If you believe comments from CBS used to justify their cancellation of Steven Colbert's show and the selection of Comics Unleashed to replace it, the economics of Allen's business model seem to make a decision to ditch Colbert obvious. CBS claims yearly production costs for Colbert resulted in a net loss to CBS of roughly $40 million per year. In contrast, because Allen is buying up the air time and producing the show on his own dime, CBS zeros out all production costs and collects about $15 million from Allen, producing a "swing" of $55 million from a $40 million loss to a $15 million profit.

These numbers tossed out by CBS seem, to say the least, quite suspect. Colbert's most recent contract paid him $15 million per year. CBS claimed yearly ad revenue for the show was around $60 to $70 million (down from $120 million earlier in the run). To lose $40 million per year, that would require production costs of nearly $100 million, which, after Colbert's $15 million salary, leaves $85 million for the 200 staffers collectively -- an average salary of $425,000. Clearly, camera operators, gaffers, ushers, teamsters working the stage, etc. were not making $425,000 yearly so this is not an accurate means of reverse engineering the real labor costs. Even the writers likely capped out around $200,000 plus additional pay for on-air skits, etc. Guests are likely comped with luxury hotels and transportation so with 2 "couch guests" and a musical guest with four band mebers per night for 162 shows per year, the lodging alone comes to about $583,000 -- a pretty inconsequential cost in the big picture.

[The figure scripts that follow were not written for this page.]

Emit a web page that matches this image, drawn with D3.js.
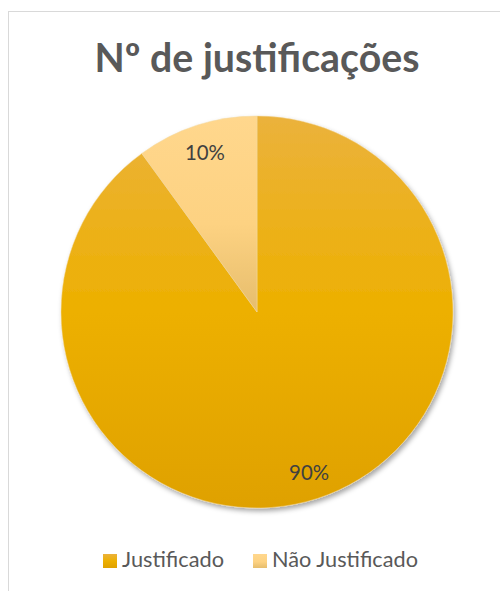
<!DOCTYPE html>
<html>
<head>
<meta charset="utf-8">
<script src="https://cdn.jsdelivr.net/npm/d3@7"></script>
<style>
  body { margin: 0; background: #fff; }
  svg { display: block; }
</style>
</head>
<body>
<div id="chart"></div>
<script>
// data
const categories = ["Justificado", "Não Justificado"];
const values = [90, 10];
const pctLabels = ["90%", "10%"];
const title = "Nº de justificações";

// gradient stops for each slice (top -> bottom)
const sliceStops = [
  [["0%", "#ebb23c"], ["50%", "#edb000"], ["100%", "#dfa100"]],
  [["0%", "#ffd78d"], ["55%", "#fdd282"], ["100%", "#e6bd6c"]]
];

const width = 500, height = 591;
const cx = 257, cy = 312, radius = 196;
const fontFam = "Lato, 'Open Sans', sans-serif";

const svg = d3.select("#chart").append("svg")
  .attr("width", width)
  .attr("height", height);

const defs = svg.append("defs");

sliceStops.forEach((stops, i) => {
  let g = defs.append("linearGradient")
    .attr("id", "grad" + i)
    .attr("x1", 0).attr("y1", 0).attr("x2", 0).attr("y2", 1);
  stops.forEach(s => g.append("stop").attr("offset", s[0]).attr("stop-color", s[1]));
});

let shadow = defs.append("filter").attr("id", "shadow")
  .attr("x", "-10%").attr("y", "-10%").attr("width", "120%").attr("height", "120%");
shadow.append("feDropShadow")
  .attr("dx", 2).attr("dy", 3).attr("stdDeviation", 2.5)
  .attr("flood-color", "#000").attr("flood-opacity", 0.35);

// chart frame
svg.append("rect")
  .attr("x", 8.5).attr("y", 11.5)
  .attr("width", width + 10).attr("height", height + 10)
  .attr("fill", "#fff")
  .attr("stroke", "#d9d9d9");

// helper to fit a text element to a given width
function fitText(sel, targetW, startSize) {
  sel.attr("font-size", startSize);
  let w = sel.node().getComputedTextLength();
  sel.attr("font-size", startSize * targetW / w);
}

// title
let t = svg.append("text")
  .attr("x", 257).attr("y", 72)
  .attr("text-anchor", "middle")
  .attr("font-family", fontFam)
  .attr("font-weight", "bold")
  .attr("fill", "#595959")
  .text(title);
fitText(t, 325, 36);

// pie
const pie = d3.pie().sort(null).value(d => d);
const arcs = pie(values);
const arc = d3.arc().innerRadius(0).outerRadius(radius);
const labelArc = d3.arc().innerRadius(radius * 0.86).outerRadius(radius * 0.86);

const pieG = svg.append("g")
  .attr("transform", `translate(${cx},${cy})`);

pieG.append("g")
  .attr("filter", "url(#shadow)")
  .selectAll("path")
  .data(arcs)
  .join("path")
    .attr("d", arc)
    .attr("fill", (d, i) => `url(#grad${i})`)
    .attr("stroke", "#f3d9a0")
    .attr("stroke-width", 0.5);

pieG.selectAll("text.pct")
  .data(arcs)
  .join("text")
    .attr("class", "pct")
    .attr("x", d => labelArc.centroid(d)[0])
    .attr("y", d => labelArc.centroid(d)[1])
    .attr("text-anchor", "middle")
    .attr("dominant-baseline", "central")
    .attr("font-family", fontFam)
    .attr("fill", "#404040")
    .text((d, i) => pctLabels[i])
    .each(function() { fitText(d3.select(this), 40, 18); });

// legend
const legendX = [103, 253];
const legendW = [102, 146];
const legend = svg.append("g");

categories.forEach((c, i) => {
  legend.append("rect")
    .attr("x", legendX[i]).attr("y", 554)
    .attr("width", 14).attr("height", 14)
    .attr("fill", `url(#grad${i})`);
  let lt = legend.append("text")
    .attr("x", legendX[i] + 19).attr("y", 567)
    .attr("font-family", fontFam)
    .attr("fill", "#595959")
    .text(c);
  fitText(lt, legendW[i], 18);
});
</script>
</body>
</html>
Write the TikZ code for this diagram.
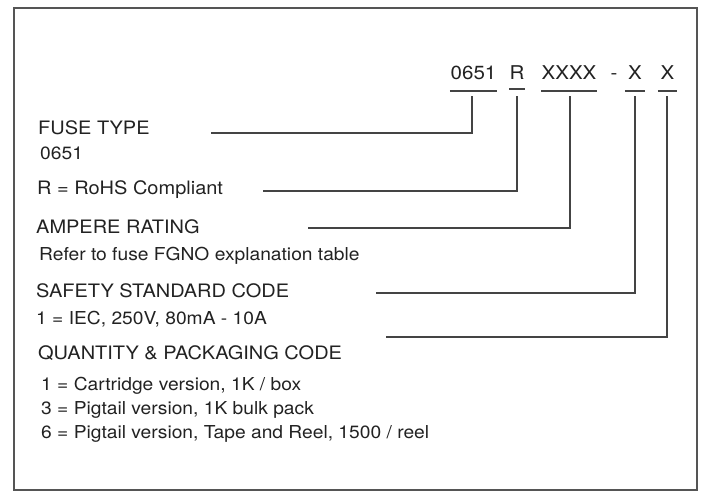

CBS purchased the Ed Sullivan Theater in 1993 for about $4 million and spent about $4.5 million renovating it for the Letterman era. One can image renovation costs in 2015 were three times that or roughly $13 million. CBS also captured a tax abatement of $5 million from New York City to keep the show in the city. One would assume CBS leased the space to Colbert's production company so real estate costs are already factored into this $100 million paid to his production company.

Of course, missing in discussions of the profitability of Colbert's Late Show or its equivalents is any mention of the obvious purpose of these shows to begin with. They are NOT intended as a means of paying a handsome raconteur to entertain the masses. If that happens, that's okay but that is NOT the goal. They are not necessarily required to turn a profit on their own, though if that happens, that's a plus. These shows have existed from their inception in the 1960s as promotional vehicles to use in flogging the latest offerings from TV networks, movie studios and publishing houses. As long as these shows are pulling in three million viewers per show, that's three million consumers seeing promos for upcoming movies, albums and books with ownership stakes benefiting...? These same corporate owners. None of those intra-corporate revenue synergies are being reflected in the suspect accounting of the "profits" from these shows.

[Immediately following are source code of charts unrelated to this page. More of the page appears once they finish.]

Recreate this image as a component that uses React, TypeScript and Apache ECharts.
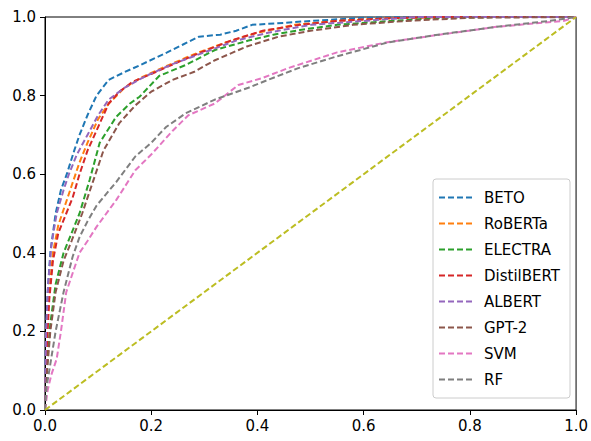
import React, { useEffect, useRef } from "react";
import * as echarts from "echarts";

const models = ["BETO", "RoBERTa", "ELECTRA", "DistilBERT", "ALBERT", "GPT-2", "SVM", "RF"];
const colors = ["#1f77b4", "#ff7f0e", "#2ca02c", "#d62728", "#9467bd", "#8c564b", "#e377c2", "#7f7f7f"];
const tickLabels = ["0.0", "0.2", "0.4", "0.6", "0.8", "1.0"];

const beto = [[0,0],[0.002,0.2],[0.005,0.3],[0.01,0.4],[0.02,0.5],[0.03,0.56],[0.041,0.6],[0.055,0.66],[0.065,0.7],[0.08,0.75],[0.097,0.8],[0.12,0.84],[0.15,0.86],[0.18,0.878],[0.23,0.91],[0.26,0.93],[0.29,0.95],[0.33,0.955],[0.36,0.965],[0.39,0.98],[0.45,0.985],[0.5,0.99],[0.6,0.998],[0.7,1],[1,1]];
const roberta = [[0,0],[0.003,0.18],[0.008,0.3],[0.015,0.4],[0.025,0.47],[0.04,0.53],[0.05,0.57],[0.065,0.63],[0.08,0.68],[0.1,0.74],[0.12,0.78],[0.15,0.82],[0.18,0.845],[0.22,0.87],[0.28,0.905],[0.34,0.935],[0.4,0.96],[0.47,0.98],[0.55,0.99],[0.65,0.997],[0.75,1],[1,1]];
const electra = [[0,0],[0.004,0.12],[0.01,0.22],[0.02,0.32],[0.035,0.4],[0.05,0.45],[0.065,0.5],[0.084,0.585],[0.103,0.68],[0.134,0.746],[0.16,0.78],[0.178,0.797],[0.215,0.85],[0.265,0.878],[0.32,0.916],[0.383,0.94],[0.43,0.955],[0.48,0.967],[0.55,0.98],[0.65,0.99],[0.75,0.998],[0.85,1],[1,1]];
const distilbert = [[0,0],[0.003,0.15],[0.008,0.28],[0.015,0.38],[0.025,0.45],[0.04,0.5],[0.052,0.54],[0.065,0.6],[0.08,0.66],[0.1,0.72],[0.12,0.78],[0.14,0.81],[0.165,0.835],[0.2,0.855],[0.23,0.873],[0.29,0.908],[0.35,0.94],[0.41,0.965],[0.48,0.98],[0.55,0.99],[0.65,0.997],[0.75,1],[1,1]];
const albert = [[0,0],[0.002,0.2],[0.006,0.32],[0.012,0.42],[0.022,0.5],[0.035,0.56],[0.045,0.6],[0.06,0.65],[0.08,0.7],[0.1,0.75],[0.12,0.79],[0.15,0.82],[0.19,0.85],[0.24,0.88],[0.3,0.91],[0.36,0.94],[0.42,0.96],[0.5,0.98],[0.6,0.99],[0.7,1],[1,1]];
const gpt2 = [[0,0],[0.004,0.1],[0.01,0.2],[0.02,0.3],[0.035,0.38],[0.05,0.43],[0.07,0.5],[0.09,0.58],[0.11,0.66],[0.14,0.73],[0.17,0.775],[0.2,0.81],[0.24,0.84],[0.28,0.86],[0.32,0.89],[0.38,0.925],[0.44,0.95],[0.5,0.965],[0.58,0.98],[0.68,0.99],[0.8,0.998],[1,1]];
const svm = [[0,0],[0.005,0.05],[0.012,0.09],[0.022,0.13],[0.03,0.2],[0.04,0.3],[0.065,0.4],[0.08,0.43],[0.097,0.466],[0.134,0.534],[0.17,0.61],[0.2,0.65],[0.24,0.71],[0.27,0.75],[0.32,0.78],[0.364,0.827],[0.41,0.845],[0.458,0.87],[0.55,0.91],[0.645,0.936],[0.738,0.954],[0.85,0.975],[0.976,0.99],[1,1]];
const rf = [[0,0],[0.003,0.06],[0.008,0.1],[0.02,0.2],[0.035,0.3],[0.052,0.39],[0.065,0.44],[0.08,0.48],[0.097,0.52],[0.134,0.58],[0.17,0.645],[0.2,0.68],[0.228,0.72],[0.265,0.755],[0.32,0.79],[0.383,0.82],[0.42,0.84],[0.477,0.87],[0.55,0.9],[0.645,0.935],[0.74,0.955],[0.85,0.975],[0.95,0.99],[1,1]];
const chance = [[0,0],[1,1]];

const curves = [beto, roberta, electra, distilbert, albert, gpt2, svm, rf];

export default function App() {
  const ref = useRef<HTMLDivElement>(null);
  useEffect(() => {
    if (!ref.current) return;
    const chart = echarts.init(ref.current, null, { renderer: "svg" });
    const font = "DejaVu Sans";
    const axisCommon = {
      type: "value",
      min: 0,
      max: 1,
      interval: 0.2,
      splitLine: { show: false },
      axisLine: { show: true, onZero: false, lineStyle: { color: "#000", width: 1 } },
      axisTick: { show: true, inside: false, length: 5, lineStyle: { color: "#000", width: 1 } },
      axisLabel: {
        color: "#000",
        fontFamily: font,
        fontSize: 15,
        formatter: (v: number) => tickLabels[Math.round(v / 0.2)] ?? "",
      },
    };
    const series: any[] = curves.map((d, i) => ({
      name: models[i],
      type: "line",
      data: d,
      showSymbol: false,
      symbol: "none",
      color: colors[i],
      lineStyle: { color: colors[i], width: 2, type: [6, 3] },
    }));
    series.push({
      name: "chance",
      type: "line",
      data: chance,
      showSymbol: false,
      symbol: "none",
      color: "#bcbd22",
      lineStyle: { color: "#bcbd22", width: 2, type: [6, 3] },
    });
    chart.setOption({
      animation: false,
      backgroundColor: "#fff",
      grid: { left: 45, top: 17, right: 11, bottom: 31, show: true, borderColor: "#000", borderWidth: 1 },
      xAxis: { ...axisCommon, axisLabel: { ...axisCommon.axisLabel, margin: 8 } },
      yAxis: { ...axisCommon, axisLabel: { ...axisCommon.axisLabel, margin: 9 } },
      legend: {
        data: models,
        orient: "vertical",
        left: 433,
        top: 179,
        padding: [11, 10, 11, 5],
        itemWidth: 33,
        itemHeight: 14,
        itemGap: 11,
        itemStyle: { opacity: 0 },
        lineStyle: { width: 2, type: [6, 3] },
        backgroundColor: "rgba(255,255,255,0.8)",
        borderColor: "#cccccc",
        borderWidth: 1,
        borderRadius: 3,
        textStyle: { color: "#000", fontFamily: font, fontSize: 15, padding: [0, 0, 0, 7] },
      },
      series,
    });
    return () => chart.dispose();
  }, []);
  return <div ref={ref} style={{ width: 591, height: 441, position: "absolute", left: 0, top: 0 }} />;
}
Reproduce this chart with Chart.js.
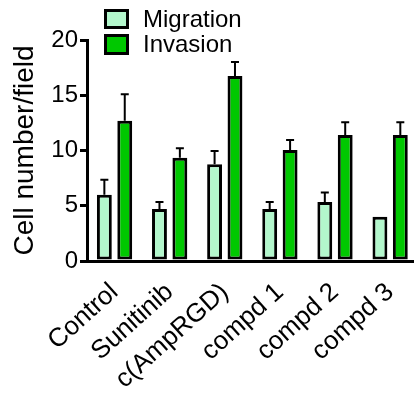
<!DOCTYPE html>
<html>
<head>
<meta charset="utf-8">
<script src="https://cdn.jsdelivr.net/npm/chart.js@4/dist/chart.umd.min.js"></script>
<style>
html,body{margin:0;padding:0;background:#fff;overflow:hidden;width:414px;height:394px;}
#wrap{width:419px;height:394px;position:relative;}
canvas{display:block;}
</style>
</head>
<body>
<div id="wrap"><canvas id="c" width="419" height="394"></canvas></div>
<script>
const categories = ['Control', 'Sunitinib', 'c(AmpRGD)', 'compd 1', 'compd 2', 'compd 3'];
const migration = [6.0, 4.7, 8.75, 4.7, 5.35, 4.0];
const migrationErr = [1.35, 0.65, 1.2, 0.65, 0.85, 0];
const invasion = [12.7, 9.35, 16.75, 10.05, 11.4, 11.4];
const invasionErr = [2.4, 0.85, 1.25, 0.9, 1.15, 1.15];
const yTicks = [0, 5, 10, 15, 20];

const FONT = '"Liberation Sans", Arial, Helvetica, sans-serif';
const errors = [migrationErr, invasionErr];

const errorBars = {
  id: 'errorBars',
  afterDatasetsDraw(chart) {
    const ctx = chart.ctx;
    const y = chart.scales.y;
    ctx.save();
    ctx.strokeStyle = '#000';
    ctx.lineWidth = 2;
    chart.data.datasets.forEach((ds, di) => {
      const meta = chart.getDatasetMeta(di);
      meta.data.forEach((bar, i) => {
        const e = errors[di][i];
        if (!e) return;
        const top = y.getPixelForValue(ds.data[i] + e);
        const x = bar.x;
        ctx.beginPath();
        ctx.moveTo(x, bar.y);
        ctx.lineTo(x, top);
        ctx.moveTo(x - 4, top);
        ctx.lineTo(x + 4, top);
        ctx.stroke();
      });
    });
    ctx.restore();
  }
};

const customLegend = {
  id: 'customLegend',
  afterDraw(chart) {
    const ctx = chart.ctx;
    ctx.save();
    const rows = [{y: 10, h: 18, ty: 20}, {y: 35, h: 19, ty: 45}];
    chart.data.datasets.forEach((ds, i) => {
      const r = rows[i];
      ctx.fillStyle = ds.backgroundColor;
      ctx.fillRect(105, r.y, 23, r.h);
      ctx.strokeStyle = '#000';
      ctx.lineWidth = 3;
      ctx.strokeRect(105.5, r.y + 0.5, 22, r.h - 1);
      ctx.fillStyle = '#000';
      ctx.font = '24px ' + FONT;
      ctx.textBaseline = 'middle';
      ctx.textAlign = 'left';
      ctx.fillText(ds.label, 143, r.ty);
    });
    ctx.restore();
  }
};

new Chart(document.getElementById('c'), {
  type: 'bar',
  data: {
    labels: categories,
    datasets: [
      {label: 'Migration', data: migration, backgroundColor: '#b3f7cc', borderColor: '#000', borderWidth: 3, borderSkipped: false},
      {label: 'Invasion', data: invasion, backgroundColor: '#00c800', borderColor: '#000', borderWidth: 3, borderSkipped: false}
    ]
  },
  options: {
    responsive: false,
    animation: false,
    devicePixelRatio: 1,
    layout: {padding: {top: 40, right: 0, bottom: 0, left: 0}},
    datasets: {bar: {categoryPercentage: 0.74, barPercentage: 0.73}},
    plugins: {legend: {display: false}, tooltip: {enabled: false}},
    scales: {
      x: {
        z: 1,
        grid: {display: false},
        border: {display: true, color: '#000', width: 3},
        ticks: {color: '#000', font: {family: FONT, size: 26}, minRotation: 42, maxRotation: 42, padding: 8},
        afterFit(s) { s.height = 133; }
      },
      y: {
        z: 1,
        min: 0, max: 20,
        afterBuildTicks(s) { s.ticks = yTicks.map(v => ({value: v})); },
        grid: {drawOnChartArea: false, drawTicks: true, tickLength: 7, color: '#000', lineWidth: 3},
        border: {display: true, color: '#000', width: 3},
        ticks: {color: '#000', font: {family: FONT, size: 24}, padding: 2},
        title: {display: true, text: 'Cell number/field', color: '#000', font: {family: FONT, size: 28}, padding: {top: 8, bottom: 0}},
        afterFit(s) { s.width = 87; }
      }
    }
  },
  plugins: [errorBars, customLegend]
});
</script>
</body>
</html>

So What's Missing in the Analysis?

So if all of the old assumptions about how news operations should operate are false, how does it affect coverage of the latest strife? As an example, one theme in stories about CBS News is that Bari Weiss is the WORST person who could have been selected to run the organization, even if one is willing to concede CBS News had issues and needed to change. This line of thought identifies these problems:

  • Weiss' only experience is as an individual reporter and op-ed writer, not an editor or TV production executive or "line of business" executive.
  • Weiss' choice of "stars" may actually drive current viewers away, hastening the collapse in ratings.
  • Weiss' pursuit of more conservative content to appear on CBS outlets won't attract loyal conservative viewers of more right-wing channels.

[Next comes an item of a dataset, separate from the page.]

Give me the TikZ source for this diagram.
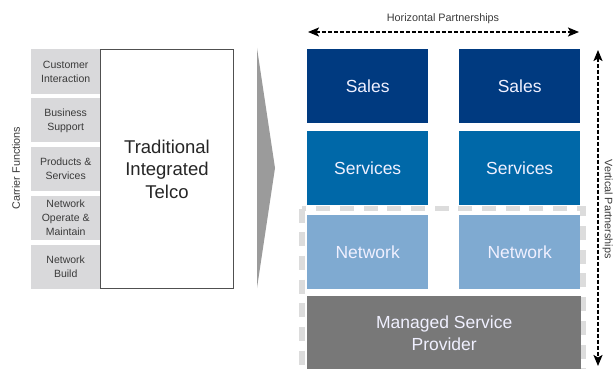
\documentclass[tikz,border=0pt]{standalone}
\usepackage{fontspec}
\setmainfont{Liberation Sans}
\usetikzlibrary{arrows.meta}
\definecolor{salesblue}{HTML}{003A80}
\definecolor{serviceblue}{HTML}{0068A8}
\definecolor{netblue}{HTML}{7FAAD1}
\definecolor{mspgray}{HTML}{787878}
\definecolor{funcgray}{HTML}{D9D9DB}
\definecolor{dashgray}{HTML}{DCDCDC}
\definecolor{chevgray}{HTML}{9B9B9B}
\definecolor{textgray}{HTML}{3A3A3A}
\definecolor{boxline}{HTML}{505050}
\begin{document}
\begin{tikzpicture}[x=1pt,y=-1pt,
  func/.style={anchor=north west, fill=funcgray, minimum width=69pt, minimum height=44.4pt,
    inner sep=0pt, align=center, text=textgray, font=\fontsize{10.5}{14}\selectfont},
  block/.style={anchor=north west, minimum width=121pt, minimum height=74pt, inner sep=0pt,
    align=center, text=white!94!blue, font=\fontsize{17.5}{22}\selectfont},
  caption/.style={text=textgray, font=\fontsize{10.8}{12}\selectfont, inner sep=0pt},
  partner/.style={line width=1.8pt, dash pattern=on 3.6pt off 2.4pt,
    {Stealth[length=11pt,width=9pt,inset=2.5pt]}-{Stealth[length=11pt,width=9pt,inset=2.5pt]}}
]
\useasboundingbox (0,0) rectangle (614,369);

% carrier functions column
\node[caption, rotate=90] (cf) at (16,168) {Carrier Functions};
\node[func] (f1) at (31,49)    {Customer\\Interaction};
\node[func] (f2) at (31,97.9)  {Business\\Support};
\node[func] (f3) at (31,146.8) {Products \&\\Services};
\node[func] (f4) at (31,195.7) {Network\\Operate \&\\Maintain};
\node[func] (f5) at (31,244.6) {Network\\Build};

% integrated telco
\node[anchor=north west, draw=boxline, line width=1pt, fill=white, minimum width=133pt,
  minimum height=239pt, inner sep=0pt, align=center, text=black!85,
  font=\fontsize{18.5}{22.5}\selectfont] (telco) at (100,49) {Traditional\\Integrated\\Telco};

% transition chevron
\fill[chevgray] (257,48) -- (275,168) -- (257,288) -- cycle;

% network partnership frame
\draw[dashgray, line width=5.5pt, dash pattern=on 14pt off 9.7pt]
  (302,208.5) rectangle (583,380);

% partner stacks
\node[block, fill=salesblue]   (s1) at (307,49)  {Sales};
\node[block, fill=salesblue]   (s2) at (459,49)  {Sales};
\node[block, fill=serviceblue] (v1) at (307,131) {Services};
\node[block, fill=serviceblue] (v2) at (459,131) {Services};
\node[block, fill=netblue]     (n1) at (307,215) {Network};
\node[block, fill=netblue]     (n2) at (459,215) {Network};
\node[block, fill=mspgray, minimum width=274pt] (msp) at (307,296) {Managed Service\\Provider};

% partnership arrows
\coordinate (hl) at (308,32);
\coordinate (hr) at (579,32);
\coordinate (vt) at (598,50);
\coordinate (vb) at (598,366);
\draw[partner] (hl) -- (hr);
\draw[partner] (vt) -- (vb);
\node[caption] (hp) at (443,19) {Horizontal Partnerships};
\node[caption, rotate=-90, anchor=south] (vp) at (602.5,209) {Vertical Partnerships};
\end{tikzpicture}
\end{document}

All of these stated concerns about Weiss' tenure to date all assume the goals of operating a news organization and consistently airing "fair" content still remain. None of these assumptions can be proven with certainty at CBS. It's not clear they can be proven with certainty at Comcast for NBC or Disney for ABC. These corporate owners may not feel ANY obligation to keep a news organization running. Unlike local licensing rules for broadcasters, there are no FCC mandates applied to national network operators to provide recurring news shows.

The takeaway is that the current corporate owners of top "news" organizations in the United States respect no boundaries between editorial decisions within news teams and corporate financial goals. If executives conclude it will improve profits over the next three years to replace an independent news organization with pre-fab content assembled by 20-somethings who learned how to use DaVinci Resolve while running a YouTube channel but know nothing about history, economics, science or civics, they will do it in a heartbeat, even if the country loses all visibility into what the government and courts are conspiring to do to surrender control of society to our oligarchs. There is no assurance that The CBS Evening News with Byron Allen or something very similar to that model isn't already being pitched to executives at Paramount (or Comcast or Disney).

If there's no FCC mandate at the network level to produce and air recurring news shows on a daily basis, what's to stop existing national networks from abandoning such efforts? Absolutely nothing other than habit and unverified, unspoken assumptions that such an alternate universe somehow cannot exist. Such a universe absolutely CAN exist. The difference between a world with a thirty minute The CBS Evening News with Walter Cronkite show existing and a world with The CBS Evening News with Byron Allen or a world with no CBS news at all is the difference between having a William Paley at the helm versus David Ellison. Paley did not enjoy a perfect record on his journalistic independence scorecard but his overall management arc yielded "the Tiffany Network." Ellison in contrast has arguably trashed any semblance of that network still standing in a matter of months, and not by accident.